- Poster
- Directed by: A. S. Ravi Kumar Chowdary
- Written by: A. S. Ravi Kumar Chowdary
- Produced by: C. Kalyan S. Vijayanand
- Starring: Nithiin Kajal Aggarwal Jayasudha Nagababu Raghuvaran Jayalalita Sivaprasad
- Cinematography: Jawahar Reddy
- Music by: Chakri
- Release date: 20 March 2008;
- Country: India
- Language: Telugu

= Aatadista =

Aatadista is a 2008 Indian Telugu-language romantic action comedy film, starring Nithiin, Kajal Aggarwal, Raghuvaran, Jayasudha, Nagababu and others. Written and directed by A. S. Ravi Kumar Chowdary, it was produced by C. Kalyan and S. Vijayanand, and scored by Chakri.

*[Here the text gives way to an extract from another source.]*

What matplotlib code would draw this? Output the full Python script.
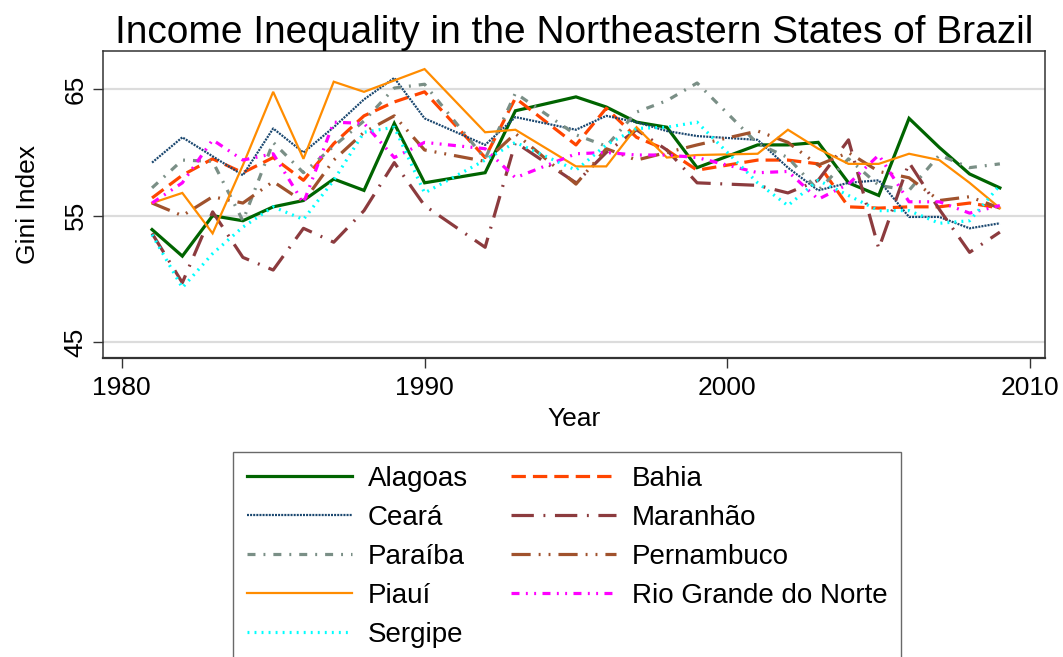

The film was released on 20 March 2008 to mixed reviews. The film was later dubbed and released in Hindi as Daring Gundaraaj in 2013, in Bengali as Tumi Amar Mon Bojhona in 2010.

==Plot==
Jagan, alias Chinna is industrialist Lion Rajendra's jobless son. He falls in love with Sunanda. Meanwhile, he suggests that his father and his rival Raghunath get into a partnership to double up their efficiency. Without his knowledge, his marriage is fixed to Raghunath's daughter, who obviously turns out to be Sunanda, but the families are not on great terms even after they fix the match. Raghunath is dealing in tobacco businesses that is actually owned by Bonala Shankar, a brusque and notorious MLA. Rajendra doesn't want to deal in that area, but Bonala threatens the board of directors too. Now Jagan has to deal with this corrupt politicians and plays a game with him that shakes him from his very roots - spreads a rumor that he hit Shankar.

==Cast==

- Nithin as Jagan "Chinna"
- Kajal Aggarwal as Sunanda
- Raghuvaran as Raghunath
- Nagababu as Lion Rajendra
- Jayasudha as Jagan's mother
- Jayalalita as Raghunath's wife
- Narsing Yadav as Narsing, Bonala Shankar's henchman
- Ravi Prakash as Jagan's elder brother
- Chalapathi Rao
- Narra Venkateswara Rao
- Sivaprasad as Bonala Shankar
- Amit Tiwari as Bonala Shankar's son
- Venu Madhav as Mama
- Babu Mohan as Bonala Shankar's brother-in-law
- Raghunatha Reddy as Party Leader
- Chinna as C. I.
- Allari Subhashini as Bonala Shankar's wife
- Ananth Babu as Lion Rajendra's PA
- Mumaith Khan as item number

==Soundtrack==

| No. | Title | Lyrics | Singer(s) | Length |
|---|---|---|---|---|
| 1. | "Style Style" | Ashok Tej Suddala | Suraj Jagan | 5:04 |
| 2. | "Pappeede Chummade" | Ramajogayya Sastry | Devan, Kousalya | 4:17 |
| 3. | "Vachindiro Silaka" | Ravi Kumar Bhaskarabhatla | Simha, Suchitra, Fareedh | 5:09 |
| 4. | "Mila Mila" | Ravi Kumar Bhaskarabhatla | Ravi Verma, Kousalya | 4:16 |
| 5. | "Regipoye" | Sahithi | Chakri, Suchitra | 4:55 |
| 6. | "Sorry Sorry" | Chirravuri Vijay Kumar | Fareedh | 4:28 |

== Reception ==
The Hindu opined that "The script meanders and strangely it's a villain's show all the way!".